Il fronte degli indipendentisti è tutt’altro che unito, se si considera il disaccordo sui criteri necessari per lanciare la cosiddetta Dui, la “dichiarazione unilaterale di indipendenza”. Il governo conservatore finora ha cercato di impedire lo svolgersi di un referendum, e nei giorni scorsi ha proposto una riforma della Corte costituzionale che dia ai suoi giudici gli strumenti per punire direttamente chi viola le sue sentenze.

Ma il partito del premier Mariano Rajoy non ha presentato alcuna proposta per una soluzione politica alla crisi. Quando ancora era all’opposizione il Pp aveva presentato un ricorso alla Corte costituzionale contro il nuovo Statuto di autonomia catalano.
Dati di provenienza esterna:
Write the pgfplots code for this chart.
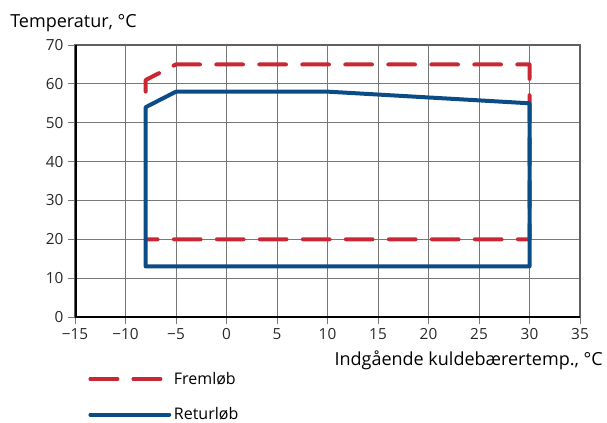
\documentclass[border=0pt]{standalone}
\usepackage{pgfplots}
\pgfplotsset{compat=1.18}
\usepackage{fontspec}
\setmainfont{Open Sans}
\definecolor{fred}{RGB}{200,40,52}
\definecolor{rblue}{RGB}{12,76,134}
\definecolor{gridgray}{RGB}{120,120,120}
\definecolor{txt}{RGB}{40,40,40}
\begin{document}
\begin{tikzpicture}
\path[use as bounding box] (0pt,0pt) rectangle (455.25pt,-316.5pt);
\begin{axis}[
  at={(56.25pt,-237.75pt)}, anchor=south west,
  scale only axis, width=378.75pt, height=204pt,
  xmin=-15, xmax=35, ymin=0, ymax=70,
  xtick={-15,-10,...,35}, ytick={0,10,...,70},
  xticklabels={−15,−10,−5,0,5,10,15,20,25,30,35},
  yticklabels={0,10,20,30,40,50,60,70},
  tick align=outside, major tick length=5.25pt,
  xtick pos=bottom, ytick pos=left,
  tick style={gridgray, line width=0.75pt},
  grid=major, grid style={gridgray, line width=0.75pt},
  axis line style={gridgray!80!black, line width=1.5pt},
  ticklabel style={font=\fontsize{11.5}{13}\selectfont, text=txt},
  xlabel={Indgående kuldebærertemp., °C},
  xlabel style={at={(axis description cs:1,0)}, anchor=base east, inner sep=0pt, xshift=17.25pt, yshift=-36pt, font=\fontsize{13.5}{15}\selectfont},
  ylabel={Temperatur, °C},
  ylabel style={at={(axis description cs:0,1)}, anchor=base west, rotate=-90, inner sep=0pt, xshift=-48.75pt, yshift=13.5pt, font=\fontsize{13.5}{15}\selectfont},
  legend style={at={(axis description cs:0,0)}, anchor=north west, draw=none, fill=none,
    xshift=7pt, yshift=-37pt, row sep=12pt, font=\fontsize{12}{14}\selectfont},
  legend cell align=left,
  legend image code/.code={\draw[#1] (0pt,0pt) -- (54pt,0pt); \path (0pt,0pt) -- (59pt,0pt);},
]
\addplot[fred, line width=3pt, line cap=round, line join=round, dash pattern=on 20pt off 12.25pt]
  coordinates {(-8,58) (-8,61) (-5,65) (30,65) (30,20) (-8,20)};
\addlegendentry{Fremløb}
\addplot[rblue, line width=3pt, line cap=round, line join=round]
  coordinates {(-8,13) (-8,54) (-5,58) (10,58) (30,55) (30,13) (-8,13)};
\addlegendentry{Returløb}
\draw[black, line width=2.25pt] (rel axis cs:0,1) -- (rel axis cs:0,0) -- (rel axis cs:1,0);
\end{axis}
\end{tikzpicture}
\end{document}
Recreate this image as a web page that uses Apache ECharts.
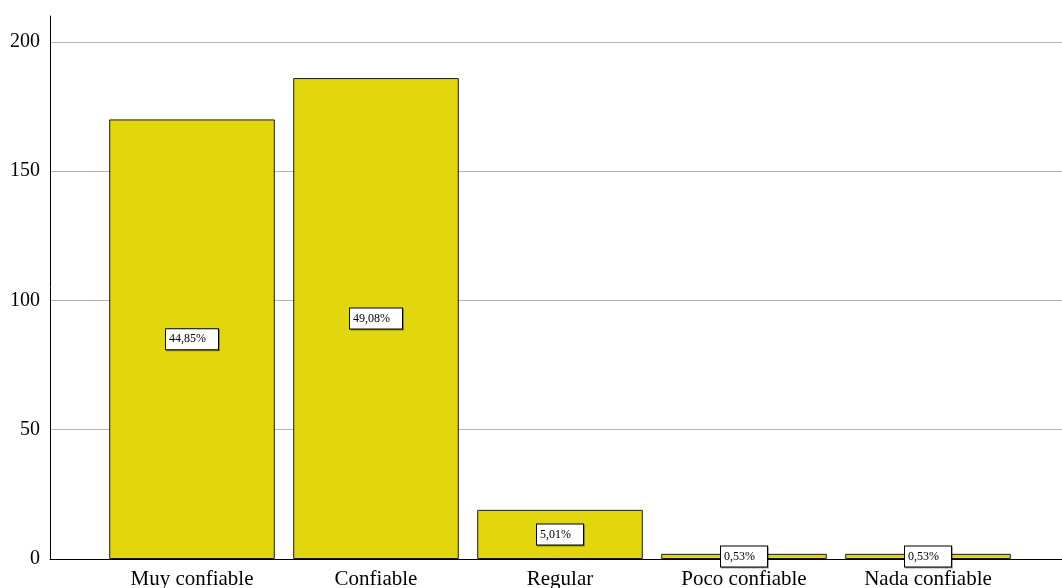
<!DOCTYPE html>
<html>
<head>
<meta charset="utf-8">
<script src="https://cdn.jsdelivr.net/npm/echarts@6/dist/echarts.min.js"></script>
<style>
  html, body { margin: 0; padding: 0; background: #fff; }
  #chart { width: 1062px; height: 588px; }
</style>
</head>
<body>
<div id="chart"></div>
<script>
// Response counts per rating category
const categories = ['Muy confiable', 'Confiable', 'Regular', 'Poco confiable', 'Nada confiable'];
const counts = [170, 186, 19, 2, 2];
const yTicks = { min: 0, max: 210, interval: 50 };

const total = counts.reduce((a, b) => a + b, 0);
const pctLabel = v => (v / total * 100).toFixed(2).replace('.', ',') + '%';

const serif = '"Liberation Serif", "DejaVu Serif", serif';

const chart = echarts.init(document.getElementById('chart'));
chart.setOption({
  animation: false,
  backgroundColor: '#ffffff',
  grid: [
    // frame grid: axis lines, value ticks and gridlines across the full width
    { left: 50, right: 0, top: 16, bottom: 29, containLabel: false, outerBoundsMode: 'none' },
    // bar grid: the category bands
    { left: 100, width: 920, top: 16, bottom: 29, containLabel: false, outerBoundsMode: 'none' }
  ],
  xAxis: [
    {
      gridIndex: 0, type: 'value', min: 0, max: 1,
      axisLine: { show: true, lineStyle: { color: '#000', width: 1 } },
      axisTick: { show: false }, axisLabel: { show: false }, splitLine: { show: false }
    },
    {
      gridIndex: 1, type: 'category', data: categories, boundaryGap: true,
      axisLine: { show: false }, axisTick: { show: false },
      axisLabel: { color: '#000', fontFamily: serif, fontSize: 21, margin: 10, interval: 0 },
      splitLine: { show: false }
    }
  ],
  yAxis: [
    {
      gridIndex: 0, type: 'value', min: yTicks.min, max: yTicks.max, interval: yTicks.interval,
      axisLine: { show: true, lineStyle: { color: '#000', width: 1 } },
      axisTick: { show: false },
      axisLabel: { color: '#000', fontFamily: serif, fontSize: 20, margin: 10, showMaxLabel: false, padding: [4, 0, 0, 0] },
      splitLine: { show: true, showMaxLine: false, showMinLine: false, lineStyle: { color: '#b4b4b4', width: 1 } }
    },
    {
      gridIndex: 1, type: 'value', min: yTicks.min, max: yTicks.max, interval: yTicks.interval,
      show: false, splitLine: { show: false }
    }
  ],
  series: [
    {
      type: 'bar',
      xAxisIndex: 1, yAxisIndex: 1,
      data: counts,
      barCategoryGap: '10%',
      itemStyle: { color: '#e2d70c', borderColor: '#1a1a1a', borderWidth: 1 },
      label: {
        show: true,
        position: 'inside',
        formatter: p => pctLabel(p.value),
        color: '#000',
        fontFamily: serif,
        fontSize: 12,
        lineHeight: 14,
        backgroundColor: '#fff',
        borderColor: '#000',
        borderWidth: 1,
        padding: [3, 12, 3, 3],
        shadowColor: 'rgba(0,0,0,0.35)',
        shadowOffsetX: 1,
        shadowOffsetY: 1,
        shadowBlur: 0
      }
    }
  ]
});
</script>
</body>
</html>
Da questa iniziativa il fronte dell’indipendentismo aveva acquistato popolarità e ne era uscito rafforzato.

Il Pp ora teme un sorpasso a destra di Ciudadanos a pochi mesi dalle elezioni politiche, che si terranno probabilmente a dicembre. Rajoy ha chiesto ad altri capi di stato e di governo europei di dire che una secessione interna all’Europa avrebbe pesanti conseguenze.

L’ultimo avvertimento in tal senso è arrivato dal premier conservatore britannico, David Cameron, che in occasione della visita a Londra di Rajoy ha spiegato che un’ipotetica Catalogna secessionista sarebbe automaticamente fuori dall’Europa. Ma contrariamente a Rajoy, Cameron ha autorizzato un referendum sull’indipendenza della Scozia, pur se sicuro di una vittoria che alla prova dei fatti si è rivelata tuttavia di margine ben più stretto di quanto previsto. Tuttavia né a Londra né a Berlino è stato detto che l’indipendenza catalana è illegale.

Il paradosso è che si arrivi a una situazione alla quale entrambe le parti non sono preparate. Fino a quando Madrid non avrà un nuovo governo sarà difficile fare previsioni. Un’opzione di tipo federalista, difesa per esempio dai socialisti, potrebbe essere rilanciata. Questa possibilità finora non ha ricevuto un solido appoggio popolare in Catalogna, dal momento che tutte le precedenti promesse in questo senso, a partire dallo Statuto di autonomia, sono state disattese.